For plaintiffs seeking relief from environmental injustice, a critical tool is the U.S. Environmental Protection Agency’s (EPA) Title VI regulations (the Regulations), which prohibit EPA funding recipients from taking actions that have a discriminatory effect, or “disparate impact,” on the basis of race.

However, legal challenges and changing political conditions make the Regulations’ future tenuous. In Louisiana v. EPA (W.D. La. 2024), for the first time since the Regulations were promulgated in 1973, a federal court held that the Regulations’ disparate impact requirements are invalid and issued an injunction barring the EPA from enforcing them. The second Trump administration is also taking steps to eliminate disparate-impact requirements and cease civil rights enforcement.

This Note examines these emergent challenges to the EPA’s Title VI disparate impact regulations. It considers state-level measures for combatting environmental racism amidst a federal landscape that is increasingly hostile towards race-based equity measures. Using the Biden administration’s Justice40 Initiative as a case study, the Note analyzes arguments for and against race-neutral environmental justice policies, providing novel data analysis on the correlation between Justice40’s race-neutral environmental burden metrics and racial demography.

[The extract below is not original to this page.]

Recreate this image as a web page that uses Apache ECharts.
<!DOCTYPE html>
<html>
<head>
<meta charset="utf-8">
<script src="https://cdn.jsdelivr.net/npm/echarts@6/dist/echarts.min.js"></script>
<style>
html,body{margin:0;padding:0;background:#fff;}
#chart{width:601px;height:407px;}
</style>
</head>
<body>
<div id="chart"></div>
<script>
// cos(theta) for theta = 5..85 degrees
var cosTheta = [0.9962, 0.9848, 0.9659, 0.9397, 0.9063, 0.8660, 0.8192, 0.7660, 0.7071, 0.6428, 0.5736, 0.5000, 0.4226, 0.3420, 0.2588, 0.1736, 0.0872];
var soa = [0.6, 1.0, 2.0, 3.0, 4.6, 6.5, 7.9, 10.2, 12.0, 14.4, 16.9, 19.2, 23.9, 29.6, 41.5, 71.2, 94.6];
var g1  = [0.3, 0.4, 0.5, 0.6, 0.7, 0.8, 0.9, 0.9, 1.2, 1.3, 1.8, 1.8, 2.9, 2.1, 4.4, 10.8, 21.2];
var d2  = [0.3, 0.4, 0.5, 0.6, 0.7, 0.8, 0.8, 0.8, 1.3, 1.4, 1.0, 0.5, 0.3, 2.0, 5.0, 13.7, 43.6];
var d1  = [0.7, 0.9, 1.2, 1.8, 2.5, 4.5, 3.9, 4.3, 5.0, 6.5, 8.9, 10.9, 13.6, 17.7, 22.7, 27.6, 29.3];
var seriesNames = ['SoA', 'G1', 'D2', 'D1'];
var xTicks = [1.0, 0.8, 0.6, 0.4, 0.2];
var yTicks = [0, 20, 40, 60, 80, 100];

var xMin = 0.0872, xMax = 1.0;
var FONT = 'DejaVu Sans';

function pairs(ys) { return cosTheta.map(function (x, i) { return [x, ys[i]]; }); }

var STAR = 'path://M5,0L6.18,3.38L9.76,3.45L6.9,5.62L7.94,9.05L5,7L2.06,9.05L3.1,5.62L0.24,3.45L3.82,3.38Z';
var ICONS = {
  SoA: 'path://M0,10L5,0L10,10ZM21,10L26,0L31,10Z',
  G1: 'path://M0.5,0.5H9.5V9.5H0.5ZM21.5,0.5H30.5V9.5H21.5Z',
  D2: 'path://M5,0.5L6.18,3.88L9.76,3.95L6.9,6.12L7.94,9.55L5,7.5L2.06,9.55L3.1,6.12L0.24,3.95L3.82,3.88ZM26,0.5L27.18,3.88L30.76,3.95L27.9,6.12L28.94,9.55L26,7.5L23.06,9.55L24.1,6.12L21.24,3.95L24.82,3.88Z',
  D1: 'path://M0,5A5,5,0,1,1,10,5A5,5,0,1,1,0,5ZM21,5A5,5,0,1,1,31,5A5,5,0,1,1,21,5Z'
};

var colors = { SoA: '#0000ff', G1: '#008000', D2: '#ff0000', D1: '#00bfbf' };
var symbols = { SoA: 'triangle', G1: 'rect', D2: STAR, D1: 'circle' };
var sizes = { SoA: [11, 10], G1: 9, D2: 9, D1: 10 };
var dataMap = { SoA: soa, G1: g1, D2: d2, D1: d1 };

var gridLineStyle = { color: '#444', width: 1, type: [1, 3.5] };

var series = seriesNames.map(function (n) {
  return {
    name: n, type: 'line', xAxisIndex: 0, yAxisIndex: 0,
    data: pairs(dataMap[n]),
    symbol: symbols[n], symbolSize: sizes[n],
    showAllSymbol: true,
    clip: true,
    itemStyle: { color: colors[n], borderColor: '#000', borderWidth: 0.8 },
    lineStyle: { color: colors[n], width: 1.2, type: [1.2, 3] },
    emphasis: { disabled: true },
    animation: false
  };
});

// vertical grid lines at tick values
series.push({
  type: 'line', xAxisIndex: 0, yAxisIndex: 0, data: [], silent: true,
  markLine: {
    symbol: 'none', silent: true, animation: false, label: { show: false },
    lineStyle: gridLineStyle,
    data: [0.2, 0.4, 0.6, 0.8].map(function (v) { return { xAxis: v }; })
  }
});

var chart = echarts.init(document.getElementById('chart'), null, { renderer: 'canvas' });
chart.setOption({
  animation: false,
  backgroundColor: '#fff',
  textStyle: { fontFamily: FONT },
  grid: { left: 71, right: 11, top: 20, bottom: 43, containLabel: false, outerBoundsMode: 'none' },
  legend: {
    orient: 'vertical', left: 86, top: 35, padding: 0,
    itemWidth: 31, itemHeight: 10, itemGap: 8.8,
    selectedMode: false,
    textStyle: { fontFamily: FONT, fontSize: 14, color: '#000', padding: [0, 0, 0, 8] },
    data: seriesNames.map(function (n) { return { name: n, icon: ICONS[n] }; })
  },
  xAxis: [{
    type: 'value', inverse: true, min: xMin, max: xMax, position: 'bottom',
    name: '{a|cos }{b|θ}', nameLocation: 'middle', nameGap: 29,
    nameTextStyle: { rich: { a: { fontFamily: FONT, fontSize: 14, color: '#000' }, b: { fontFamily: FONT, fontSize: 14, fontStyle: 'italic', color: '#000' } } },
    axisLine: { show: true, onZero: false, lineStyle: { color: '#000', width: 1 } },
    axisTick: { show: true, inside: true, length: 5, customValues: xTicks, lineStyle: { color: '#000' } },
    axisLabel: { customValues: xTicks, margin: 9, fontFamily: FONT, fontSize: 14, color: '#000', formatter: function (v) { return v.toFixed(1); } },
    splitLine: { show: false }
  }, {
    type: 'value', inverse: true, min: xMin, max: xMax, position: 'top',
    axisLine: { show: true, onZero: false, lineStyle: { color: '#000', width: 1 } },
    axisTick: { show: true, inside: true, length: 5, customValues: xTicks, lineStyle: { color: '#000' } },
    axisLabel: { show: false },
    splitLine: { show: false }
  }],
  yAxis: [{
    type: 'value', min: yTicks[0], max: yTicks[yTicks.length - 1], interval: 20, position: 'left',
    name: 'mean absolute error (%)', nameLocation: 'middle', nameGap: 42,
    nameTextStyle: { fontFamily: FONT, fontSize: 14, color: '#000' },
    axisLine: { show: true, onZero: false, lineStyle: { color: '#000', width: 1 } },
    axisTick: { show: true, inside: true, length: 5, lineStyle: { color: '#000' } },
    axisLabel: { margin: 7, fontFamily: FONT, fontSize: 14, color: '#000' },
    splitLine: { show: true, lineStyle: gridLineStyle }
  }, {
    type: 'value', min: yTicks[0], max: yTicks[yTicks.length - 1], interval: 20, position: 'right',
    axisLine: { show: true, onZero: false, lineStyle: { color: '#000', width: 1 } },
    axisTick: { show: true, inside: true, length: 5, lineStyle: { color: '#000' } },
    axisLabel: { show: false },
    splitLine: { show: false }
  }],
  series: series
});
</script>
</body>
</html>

Ultimately, I maintain that the decision to pursue race-based or race-neutral environmental justice laws must be made on a state-by-state basis, in forums led by BIPOC communities. This Note aims to assist state legislators, policymakers, organizers, and advocates. It identifies a recent legal development threatening environmental justice efforts; analyzes relevant factual, legal, and policy considerations; and offers empirical analysis to inform strategy.